● Given request
Set all the material down again unchanged, without the pictures.

● Entries shown
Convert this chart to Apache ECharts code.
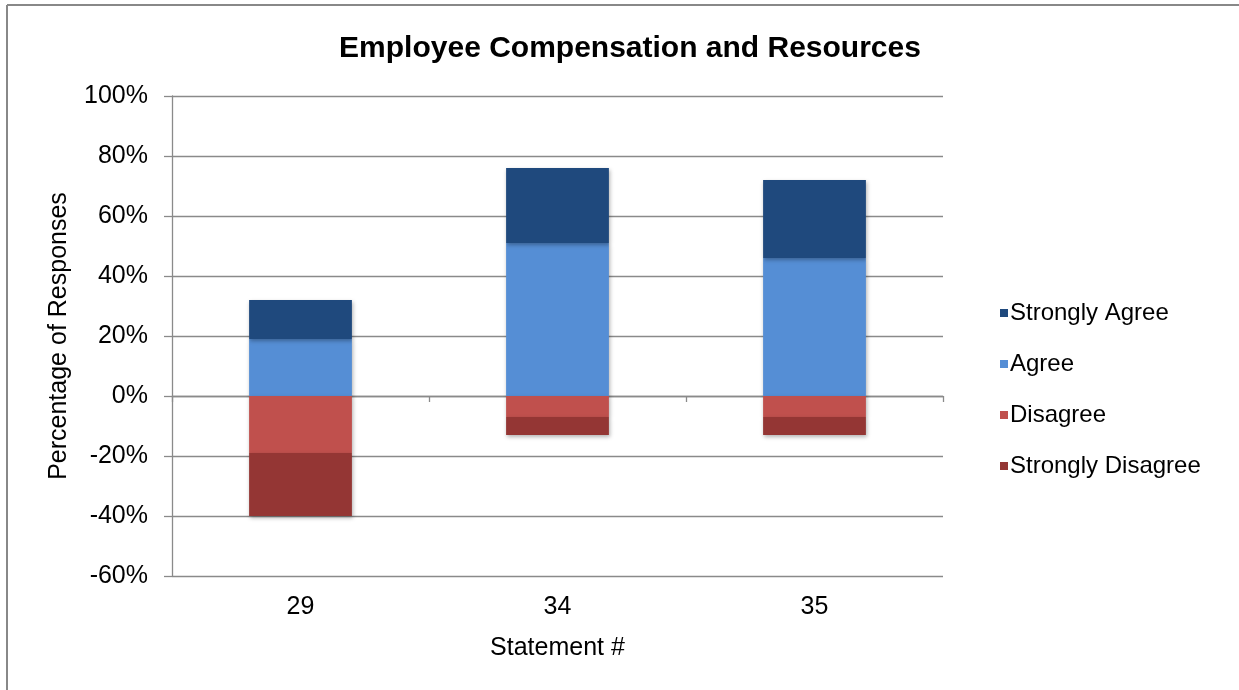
<!DOCTYPE html>
<html><head><meta charset="utf-8">
<script src="https://cdn.jsdelivr.net/npm/echarts@6/dist/echarts.min.js"></script>
<style>html,body{margin:0;padding:0;background:#fff}#c{width:1239px;height:690px}</style>
</head><body><div id="c"></div>
<script>
const categories = ['29', '34', '35'];
const stronglyAgree = [13, 25, 26];
const agree = [19, 51, 46];
const disagree = [-19, -7, -7];
const stronglyDisagree = [-21, -6, -6];
const yTicks = [-60, -40, -20, 0, 20, 40, 60, 80, 100];

const chart = echarts.init(document.getElementById('c'));
const font = 'Liberation Sans, Arial, sans-serif';
const gridColor = '#8a8a8a';
const shadow = {shadowBlur: 4, shadowOffsetX: 1, shadowOffsetY: 2, shadowColor: 'rgba(0,0,0,0.3)'};
function bar(name, data, color) {
  return {name, type: 'bar', stack: 'total', stackStrategy: 'samesign', data, barWidth: '40%', xAxisIndex: 0,
    itemStyle: Object.assign({color}, shadow)};
}
chart.setOption({
  animation: false,
  title: {text: 'Employee Compensation and Resources', left: 625, textAlign: 'center', top: 29,
    textStyle: {fontFamily: font, fontWeight: 'bold', fontSize: 30, color: '#000'}},
  graphic: [
    {type: 'line', shape: {x1: 7, y1: 5, x2: 1239, y2: 5}, style: {stroke: '#888', lineWidth: 2}},
    {type: 'line', shape: {x1: 7, y1: 5, x2: 7, y2: 690}, style: {stroke: '#888', lineWidth: 2}}
  ],
  legend: {orient: 'vertical', left: 995, top: 296, itemWidth: 8, itemHeight: 8, itemGap: 27,
    icon: 'rect', data: ['Strongly Agree', 'Agree', 'Disagree', 'Strongly Disagree'],
    textStyle: {fontFamily: font, fontSize: 24, color: '#000', padding: [0, 0, 0, -3]}},
  grid: {left: 172, right: 296, top: 96, bottom: 114},
  xAxis: [
    {type: 'category', data: categories, position: 'bottom',
     axisLine: {show: false, onZero: false}, axisTick: {show: false},
     axisLabel: {fontFamily: font, fontSize: 25, color: '#000', margin: 19},
     name: 'Statement #', nameLocation: 'middle', nameGap: 60,
     nameTextStyle: {fontFamily: font, fontSize: 25, color: '#000'}},
    {type: 'category', data: categories, position: 'bottom',
     axisLine: {show: true, onZero: true, lineStyle: {color: gridColor, width: 1.3}},
     axisTick: {show: true, inside: false, length: 6, lineStyle: {color: gridColor, width: 1.3}},
     axisLabel: {show: false}}
  ],
  yAxis: {type: 'value', min: -60, max: 100, interval: 20,
    axisLine: {show: true, lineStyle: {color: gridColor, width: 1.3}},
    axisTick: {show: true, length: 8, lineStyle: {color: gridColor, width: 1.3}},
    splitLine: {show: true, lineStyle: {color: gridColor, width: 1.3}},
    axisLabel: {fontFamily: font, fontSize: 25, color: '#000', margin: 24,
      formatter: v => yTicks.includes(v) ? v + '%' : ''},
    name: 'Percentage of Responses', nameLocation: 'middle', nameGap: 100,
    nameTextStyle: {fontFamily: font, fontSize: 25, color: '#000'}},
  series: [
    bar('Agree', agree, '#558ED5'),
    bar('Strongly Agree', stronglyAgree, '#1F497D'),
    bar('Disagree', disagree, '#C0504D'),
    bar('Strongly Disagree', stronglyDisagree, '#943634')
  ]
});
</script></body></html>
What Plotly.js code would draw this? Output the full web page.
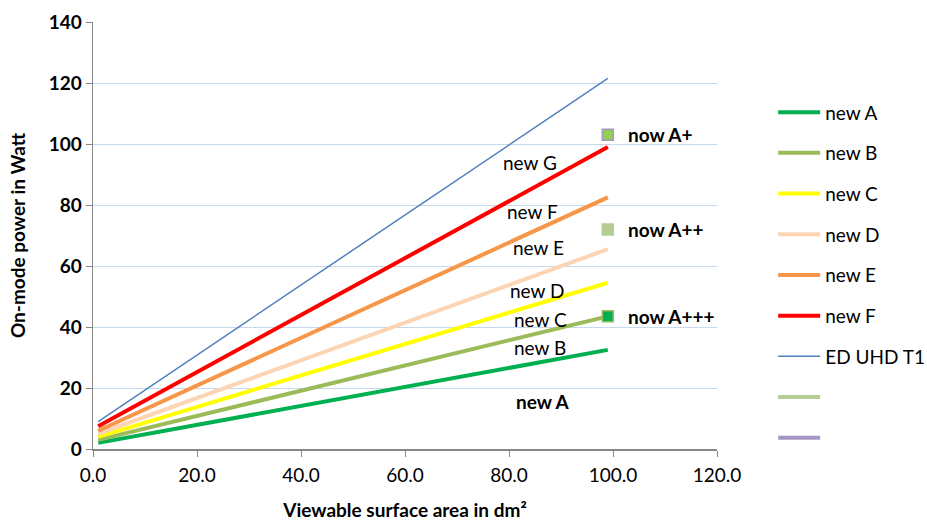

● The response
Convert this chart to Apache ECharts code.
<!DOCTYPE html>
<html><head><meta charset="utf-8">
<script src="https://cdn.jsdelivr.net/npm/echarts@6/dist/echarts.min.js"></script>
<style>html,body{margin:0;padding:0;background:#fff}#c{width:1239px;height:690px}</style>
</head><body><div id="c"></div>
<script>
const categories = ['29', '34', '35'];
const stronglyAgree = [13, 25, 26];
const agree = [19, 51, 46];
const disagree = [-19, -7, -7];
const stronglyDisagree = [-21, -6, -6];
const yTicks = [-60, -40, -20, 0, 20, 40, 60, 80, 100];

const chart = echarts.init(document.getElementById('c'));
const font = 'Liberation Sans, Arial, sans-serif';
const gridColor = '#8a8a8a';
const shadow = {shadowBlur: 4, shadowOffsetX: 1, shadowOffsetY: 2, shadowColor: 'rgba(0,0,0,0.3)'};
function bar(name, data, color) {
  return {name, type: 'bar', stack: 'total', stackStrategy: 'samesign', data, barWidth: '40%', xAxisIndex: 0,
    itemStyle: Object.assign({color}, shadow)};
}
chart.setOption({
  animation: false,
  title: {text: 'Employee Compensation and Resources', left: 625, textAlign: 'center', top: 29,
    textStyle: {fontFamily: font, fontWeight: 'bold', fontSize: 30, color: '#000'}},
  graphic: [
    {type: 'line', shape: {x1: 7, y1: 5, x2: 1239, y2: 5}, style: {stroke: '#888', lineWidth: 2}},
    {type: 'line', shape: {x1: 7, y1: 5, x2: 7, y2: 690}, style: {stroke: '#888', lineWidth: 2}}
  ],
  legend: {orient: 'vertical', left: 995, top: 296, itemWidth: 8, itemHeight: 8, itemGap: 27,
    icon: 'rect', data: ['Strongly Agree', 'Agree', 'Disagree', 'Strongly Disagree'],
    textStyle: {fontFamily: font, fontSize: 24, color: '#000', padding: [0, 0, 0, -3]}},
  grid: {left: 172, right: 296, top: 96, bottom: 114},
  xAxis: [
    {type: 'category', data: categories, position: 'bottom',
     axisLine: {show: false, onZero: false}, axisTick: {show: false},
     axisLabel: {fontFamily: font, fontSize: 25, color: '#000', margin: 19},
     name: 'Statement #', nameLocation: 'middle', nameGap: 60,
     nameTextStyle: {fontFamily: font, fontSize: 25, color: '#000'}},
    {type: 'category', data: categories, position: 'bottom',
     axisLine: {show: true, onZero: true, lineStyle: {color: gridColor, width: 1.3}},
     axisTick: {show: true, inside: false, length: 6, lineStyle: {color: gridColor, width: 1.3}},
     axisLabel: {show: false}}
  ],
  yAxis: {type: 'value', min: -60, max: 100, interval: 20,
    axisLine: {show: true, lineStyle: {color: gridColor, width: 1.3}},
    axisTick: {show: true, length: 8, lineStyle: {color: gridColor, width: 1.3}},
    splitLine: {show: true, lineStyle: {color: gridColor, width: 1.3}},
    axisLabel: {fontFamily: font, fontSize: 25, color: '#000', margin: 24,
      formatter: v => yTicks.includes(v) ? v + '%' : ''},
    name: 'Percentage of Responses', nameLocation: 'middle', nameGap: 100,
    nameTextStyle: {fontFamily: font, fontSize: 25, color: '#000'}},
  series: [
    bar('Agree', agree, '#558ED5'),
    bar('Strongly Agree', stronglyAgree, '#1F497D'),
    bar('Disagree', disagree, '#C0504D'),
    bar('Strongly Disagree', stronglyDisagree, '#943634')
  ]
});
</script></body></html>
What Plotly.js code would draw this? Output the full web page.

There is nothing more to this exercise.